- 発行日 :
- 自治体名 : 福岡県芦屋町
- 広報紙名 : 広報あしや 令和7年3月号
■移動美術館展 注目作品紹介
2月22日土~3月16日日、芦屋釜の里、芦屋歴史の里、ギャラリーあしやでは令和6年度福岡県立美術館所蔵品巡回展移動美術館展「芸術の海へ飛び出そう~3館をめぐる芦屋アートの旅~」を開催中です。今回は、本展覧会の注目作品の中から福岡県立美術館所蔵作品を紹介します。
◇上野焼(あがのやき)「三彩茶碗」18世紀(芦屋釜の里展示)
上野焼は、小倉藩の御用窯(ごようがま)で、福岡県を代表する焼き物の一つです。慶長7(1602)年ごろに、朝鮮より渡来した陶工尊楷(そんかい)によって釜ノ口窯(かまのくちがま)(福智町上野)で始められ、現代でも茶陶の窯として広く知られています。江戸時代初期から明治時代まで操業した皿山本窯跡(さらやまほんがまあと)(福智町上野)からは、多種多様な技法や釉薬(ゆうやく)の陶器が出土します。今回展示する「三彩茶碗」は、緑釉(りょくゆう)と黄釉(おうゆう)の鮮やかさに目を惹かれる一点です。
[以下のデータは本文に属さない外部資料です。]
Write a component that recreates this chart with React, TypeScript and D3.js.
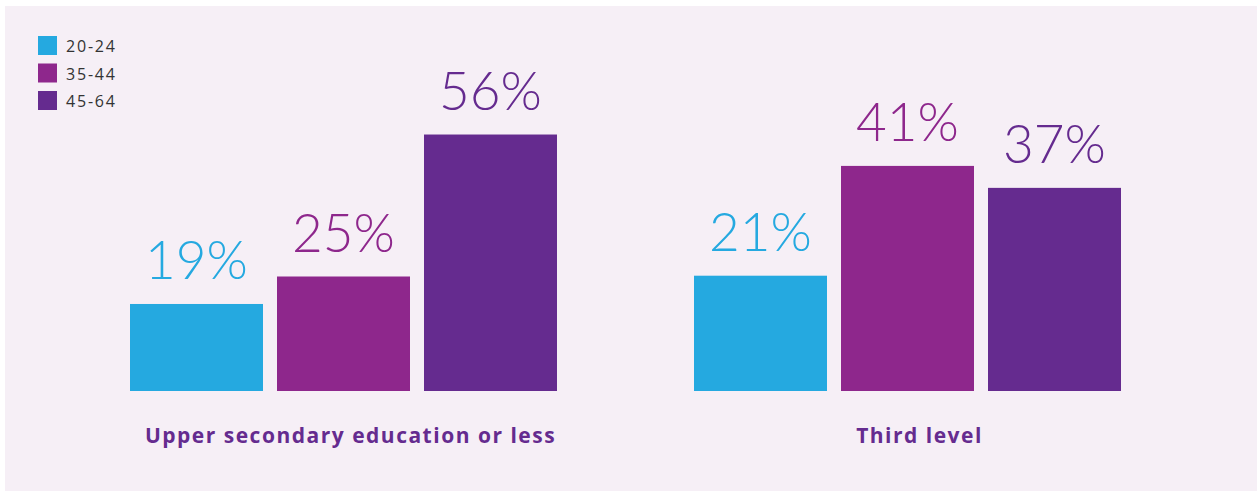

◇伊藤髟耳(いとうほうじ)「春ふたたび」2011年(芦屋歴史の里展示)
伊藤髟耳(1938年生まれ)は、大牟田市出身の芸術家です。昭和36(1961)年に多摩美術大学日本画科を卒業後、昭和47(1972)年まで教職の傍ら制作を続けました。昭和41(1966)年には再興第51回院展に初入選を果たしています。その後も受賞を重ね、現在も精力的に活動を行っています。今回展示する「春ふたたび」は、北鎌倉の明月院(めいげついん)の境内の八重咲きの桜を描いた作品です。
◇中村研一(なかむらけんいち)「サイゴンの夢」1947年(ギャラリーあしや展示)
中村研一(1895~1967)は宗像市出身の洋画家です。大正3(1914)年に県立中学修猷館(しゅうゆうかん)を卒業後、上京。本郷洋画研究所を経て東京美術学校で岡田三郎助(おかださぶろうすけ)に師事します。研一は、前回紹介した田中繁吉の美術学校の1年先輩にあたり、同時期にフランスに留学しています。今回展示する「サイゴンの夢」は、研一の特徴である鮮やかな色彩と写実的な画風が表れた作品です。
このほかにも、福岡県立美術館のコレクションから選び抜いた美術作品を多数、展示します。3館をめぐる芦屋アートの旅を楽しんでください。